Images	LeNet-like model	ResNet
Sequences	LSTM with one hidden layer	Attention
other	Fully connected neural net with one hidden layer	Problem dependent

Sensible defaults

version zero of your model could start with:

optimizer: Adam with learning rate 3e-4
activations: relu (FC and Convultional models), tanh (LSTMS)
Intitilization: He et al. normal(relu), GLorot normal (tanh)
Regulirization: none
data normalization: none

Consider simplifying the problem

start with a subset of the training data
use a fixed number of objects, classes etc.
create a simpler synthetic training set

Model evaluation

tl;dr apply bias-variance decomposition

In statistics and machine learning, the bias-variance tradeoff is the property of a model that the variance of the parameter estimates across samples can be reduced by increasing the bias in the estimated parameters. The bias-variance dilemma or bias-variance problem is the conflict in trying to simultaneously minimise these two sources of error that prevent supervised learning algorithms from generalising beyond their training set:[1][2] The bias error is an error from erroneous assumptions in the learning algorithm. High bias can cause an algorithm to miss the relevant relations between features and target outputs (underfitting). The variance is an error from sensitivity to small fluctuations in the training set. High variance can cause an algorithm to model the random noise in the training data rather than the intended outputs (overfitting).
https://en.wikipedia.org/wiki/Bias%E2%80%93variance_tradeoff

Test error = irreducible error + bias + variance + val overfitting

Here we try and see the difference in error between our training data and some kind of baseline, i.e. human performance, to see how much we are underfitting. We also compare validation to training to see how much overfitting.
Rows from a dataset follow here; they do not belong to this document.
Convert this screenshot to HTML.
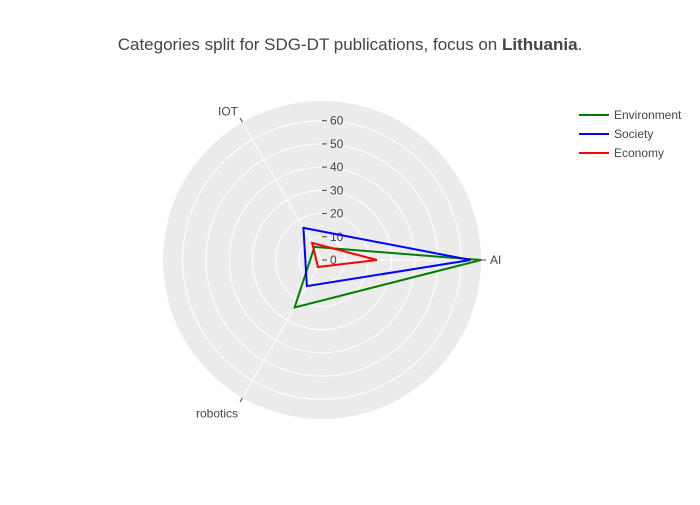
<!DOCTYPE html>
<html><head><meta charset="utf-8"><style>
body{margin:0;background:#fff;font-family:"Liberation Sans",sans-serif;}
svg text{font-family:"Liberation Sans",sans-serif;}
</style></head><body>
<svg id="c" width="700" height="500" xmlns="http://www.w3.org/2000/svg">
<text x="350" y="50" text-anchor="middle" font-size="17" fill="#444">Categories split for SDG-DT publications, focus on <tspan font-weight="bold">Lithuania</tspan>.</text>
<g id="plot"></g>
<g id="legend"></g>
</svg>
<script>
const categories = ["AI", "IOT", "robotics"];
const angles = [0, 120, 240];
const seriesNames = ["Environment", "Society", "Economy"];
const environment = [68.5, 6.5, 23.6];
const society = [64, 16, 13];
const economy = [23.7, 8.5, 3.5];
const radialTicks = [0, 10, 20, 30, 40, 50, 60];
const colors = ["green", "blue", "red"];
const NS = "http://www.w3.org/2000/svg";
const cx = 322, cy = 260, R = 159, rMax = 68.5;
const rs = v => v / rMax * R;
const px = (v, a) => cx + rs(v) * Math.cos(a * Math.PI / 180);
const py = (v, a) => cy - rs(v) * Math.sin(a * Math.PI / 180);
const plot = document.getElementById('plot');
function mk(t, attrs, parent) { const e = document.createElementNS(NS, t); for (const k in attrs) e.setAttribute(k, attrs[k]); (parent || plot).appendChild(e); return e; }
const bg = mk('circle', {cx, cy, r: R, fill: '#ebebeb'});


radialTicks.forEach(t => {
  if (t > 0) {
    const g = mk('circle', {cx, cy, r: rs(t), fill: 'none', stroke: '#fff', 'stroke-width': 1});
    
    
  }
});
angles.forEach((a, i) => {
  const l = mk('line', {x1: cx, y1: cy, x2: px(rMax, a), y2: py(rMax, a), stroke: '#fff', 'stroke-width': 1});
  
  
  const tk = mk('line', {x1: px(rMax, a), y1: py(rMax, a), x2: cx + (R + 5) * Math.cos(a * Math.PI / 180), y2: cy - (R + 5) * Math.sin(a * Math.PI / 180), stroke: '#444'});
  
  
  const lx = cx + (R + 9) * Math.cos(a * Math.PI / 180), ly = cy - (R + 9) * Math.sin(a * Math.PI / 180);
  const anchor = Math.abs(Math.cos(a * Math.PI / 180)) < 0.1 ? 'middle' : (Math.cos(a * Math.PI / 180) > 0 ? 'start' : 'end');
  const tx = mk('text', {x: lx, y: ly + (a === 120 ? 1 : a === 240 ? 12 : 4), 'text-anchor': anchor, 'font-size': 12, fill: '#444'});
  tx.textContent = categories[i];
  
  
});
radialTicks.forEach(t => {
  const y = py(t, 90);
  const tk = mk('line', {x1: cx, y1: y, x2: cx + 5, y2: y, stroke: '#444'});
  
  
  const tx = mk('text', {x: cx + 8, y: y + 4, 'font-size': 12, fill: '#444'});
  tx.textContent = t;
  
  
});
[environment, society, economy].forEach((s, i) => {
  const pts = s.map((v, j) => px(v, angles[j]) + ',' + py(v, angles[j]));
  pts.push(pts[0]);
  const pl = mk('polyline', {points: pts.join(' '), fill: 'none', stroke: colors[i], 'stroke-width': 2});
  
  
});
const lg = document.getElementById('legend');
seriesNames.forEach((n, i) => {
  const y = 115 + i * 19;
  const l = mk('line', {x1: 579, y1: y, x2: 609, y2: y, stroke: colors[i], 'stroke-width': 2}, lg);
  
  
  const t = mk('text', {x: 614, y: y + 4, 'font-size': 12, fill: '#444'}, lg);
  t.textContent = n;
  
  
});
</script>
</body></html>
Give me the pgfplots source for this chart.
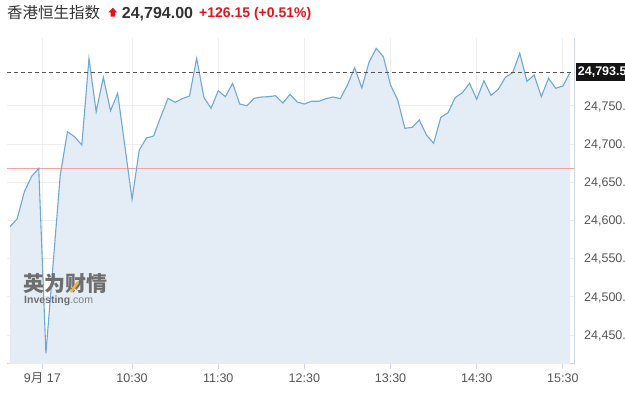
\documentclass[border=0pt]{standalone}
\usepackage{fontspec}
\setmainfont{Liberation Sans}
\newfontfamily\cjk{Noto Sans CJK SC}
\usepackage{pgfplots}
\pgfplotsset{compat=1.18}
\usepackage{pgfplotstable}
\definecolor{linec}{HTML}{6FA7D8}
\definecolor{fillc}{HTML}{E4EDF5}
\definecolor{redl}{HTML}{F4A3A3}
\definecolor{dashc}{HTML}{555555}
\definecolor{gridc}{HTML}{EEEEEE}
\definecolor{axisc}{HTML}{CCD6EB}
\definecolor{labc}{HTML}{555555}
\definecolor{titc}{HTML}{333333}
\definecolor{redc}{HTML}{E3141B}
\definecolor{wmc}{HTML}{6E6E6E}
\definecolor{wmo}{HTML}{F2B33D}

\pgfplotstableread{
i v
0 24591.7
1 24602.0
2 24637.5
3 24657.4
4 24668.1
5 24426.0
6 24542.6
7 24659.3
8 24716.0
9 24709.4
10 24698.6
11 24812.0
12 24742.1
13 24787.2
14 24743.5
15 24766.2
16 24696.9
17 24627.5
18 24692.0
19 24707.7
20 24710.4
21 24735.6
22 24759.7
23 24754.4
24 24759.2
25 24762.7
26 24812.0
27 24761.0
28 24746.6
29 24769.6
30 24761.8
31 24779.3
32 24752.2
33 24750.0
34 24759.7
35 24761.4
36 24761.8
37 24763.1
38 24753.5
39 24764.9
40 24754.8
41 24752.2
42 24755.8
43 24755.8
44 24759.2
45 24761.4
46 24759.2
47 24777.1
48 24799.7
49 24773.2
50 24806.8
51 24825.1
52 24814.1
53 24777.1
54 24757.5
55 24720.4
56 24721.7
57 24731.3
58 24711.7
59 24700.8
60 24734.8
61 24740.8
62 24760.5
63 24767.0
64 24779.3
65 24758.4
66 24782.7
67 24763.6
68 24771.5
69 24787.2
70 24793.2
71 24818.6
72 24781.9
73 24790.2
74 24761.8
75 24785.9
76 24772.8
77 24775.8
78 24793.5
}\hsi

\begin{document}
\begin{tikzpicture}
\useasboundingbox (0pt,0pt) rectangle (625pt,405pt);
\clip (0pt,0pt) rectangle (625pt,405pt);
\begin{axis}[
  at={(7pt,41pt)}, anchor=south west,
  scale only axis, width=567pt, height=326pt,
  xmin=-0.418, xmax=78.55, ymin=24412, ymax=24838.6,
  axis x line*=bottom, axis y line*=right,
  axis line style={draw=axisc, line width=1pt, -},
  grid=major, grid style={draw=gridc, line width=0.8pt},
  tick align=outside, major tick length=5pt,
  xtick style={draw=axisc, line width=1pt},
  ytick style={draw=none},
  xtick={4.5,17,29,41,53,65,77},
  xticklabels={{9{\cjk 月} 17},10:30,11:30,12:30,13:30,14:30,15:30},
  ytick={24450,24500,24550,24600,24650,24700,24750},
  scaled y ticks=false,
  /pgf/number format/assume math mode=true,
  yticklabel style={/pgf/number format/fixed, /pgf/number format/fixed zerofill, /pgf/number format/precision=1, /pgf/number format/1000 sep={,}},
  yticklabel style={anchor=west, inner sep=0pt, xshift=5pt, text height=8.6pt, text depth=0pt, text=labc, font=\fontsize{12.5}{14}\selectfont},
  xticklabel style={anchor=north, inner sep=0pt, yshift=-4.3pt, text height=9pt, text depth=2pt, text=labc, font=\fontsize{12.5}{14}\selectfont},
  clip=true,
]
\addplot[fill=fillc, draw=none] table[x=i,y=v]{\hsi} -- (axis cs:78,24412) -- (axis cs:0,24412) -- cycle;
\addplot[color=redl, line width=0.9pt] coordinates {(-0.418,24667.85) (78.55,24667.85)};
\addplot[color=linec, line width=1.1pt] table[x=i,y=v]{\hsi};
\addplot[color=dashc, line width=1.2pt, dash pattern=on 4pt off 3pt] coordinates {(-0.418,24793.5) (78.55,24793.5)};
\coordinate (lab) at (axis cs:78.55,24793.5);
\end{axis}
\node[anchor=west, xshift=1.7pt, fill=black!92, text=white, inner xsep=2pt, inner ysep=0pt, minimum height=18pt, font=\bfseries\fontsize{12.5}{14}\selectfont] at (lab) {24,793.5};
% title
\node[anchor=base west, inner sep=0pt, text=titc, font=\cjk\fontsize{15.5}{18}\selectfont] at (7pt,386.5pt) {香港恒生指数};
\fill[redc] (108.3pt,392.5pt) -- (112.8pt,397.3pt) -- (117.3pt,392.5pt) -- (115pt,392.5pt) -- (115pt,388.3pt) -- (110.6pt,388.3pt) -- (110.6pt,392.5pt) -- cycle;
\node[anchor=base west, inner sep=0pt, text=titc, font=\bfseries\fontsize{16}{18}\selectfont] at (121.7pt,386.7pt) {24,794.00};
\node[anchor=base west, inner sep=0pt, text=redc, font=\bfseries\fontsize{14}{16}\selectfont] at (199pt,387.7pt) {+126.15 (+0.51\%)};
% watermark
\node[anchor=base west, inner sep=0pt, text=wmc, font=\cjk\bfseries\fontsize{21}{22}\selectfont] at (23pt,113.5pt) {英为财情};
\draw[wmo, line width=2.6pt] (71pt,113pt) -- (78pt,123pt);
\node[anchor=base west, inner sep=0pt, text=wmc, font=\fontsize{10.5}{12}\selectfont] at (24pt,101.7pt) {\textbf{Investing}{\color{gray}.com}};
\end{tikzpicture}
\end{document}
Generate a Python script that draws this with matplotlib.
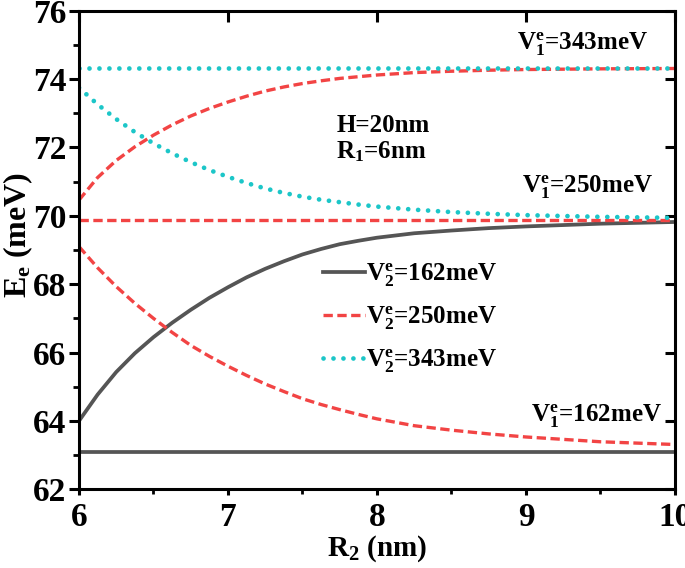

This assumes training, validation, and test come from the same distribution.

Notes: tracking the impact of distribution shift on model performance helpful here.

Example

Error source	value
Goal	1%
Train error	20%
Validation error	27%
Test error	28%

The difference between our goal and our train error shows underfitting
The difference between train and validation also shows we’re also overfitting
test and validation error difference is okay

🤷‍♂️ Both overfitting and underfitting - how to decide what to do next…

prioritizing improvements

It seems hard to both deal with under and overfitting. The suggested process is to follow the following steps:

1) address underfitting 2) address overfitting 3) address distribution shift 4) re-balance data (if applicable)

How to address under-fitting (i.e. reduce bias)

These suggestions are listed in order of what to try first.

Make the model bigger (i.e. resnet34, to resnet50)
reduce regulirization
error analysis
choose different model architecture (i.e. bump from LeNet to ResNet). This can introduce new problems, so be careful here
add features 😬 sometimes this can really help even in deep-learning

Addressing over-fitting

add more training data (if possible)
add normalisation
data augmentation
regularisation
error analysis
choose better model architecture
tune hyperparameters
early stopping
remove features
reduce model size

Addressing distribution shift

a) analyse test-val set errors - why might these errors be there in the validation set. b) analyse test-val set errors and synthesise more data c) domain adaptation

Error analysis

Try and find the different sources of error in test/val and see how easily they can be fixed + how much they contribute to the error.

This could be particularly important when domain expertise might help track down why some of these errors occur. This might also be used to reevaluate labels being targeted if they often cause confusion. Fastai has some nice methods for this most_confused to show which labels are often confused. If this confusion is reasonable, you may a) either not care too much about these mistakes b) collapse two labels into one label.

Domain adaptation

supervised: fine-tune pre-trained model
un-supervised: more in the research domain at the moment?

Tuning Hypermaters

Model and optimiser choices?

how many layers
kernel size
etc.

How to choose what to tune? some hyperparameters are more essential but its often hard to know which are going to be more important

rules of thumb of what is worth tuning

Hyperparamter	likely senstivity
Learning rate	high
Learning rate schedule	high
Optimiser choice	low
other optimiser parameters	low
batch size	low (what fits onto GPU)
weight initialisation	medium
loss function	high
model depth	medium
layer size	high
layer params	medium
Weight of regularisation	medium
nonlinearity	low

Approaches to hyperparameters

Manual:

focus on what is likely to make a difference conceptually
train and evaluate model
guess a better parameters
can be good as a starting point + combined with other approaches

Grid search

easy to implement
but expensive and you need to have a good sense of sensible range points

Random search

often better than grid search for the same number of runs
not very easy to interpret

Bayesian approaches

There are nice frameworks for doing this
generally most efficient t
can be hard to implement

Overarching notes

personally, I think some of these suggestions might be better suited in settings where ml will be the product/service. In GLAMS, this might sometimes be the case, but there is also low hanging fruit using ml as a ‘tool’. In this case, I think it might make more sense to start with the proper implementation of ResNet as a starting point rather than coding your own net from scratch.

The discussion on error analysis was excellent and is a valuable framework for working out how to prioritise improvements.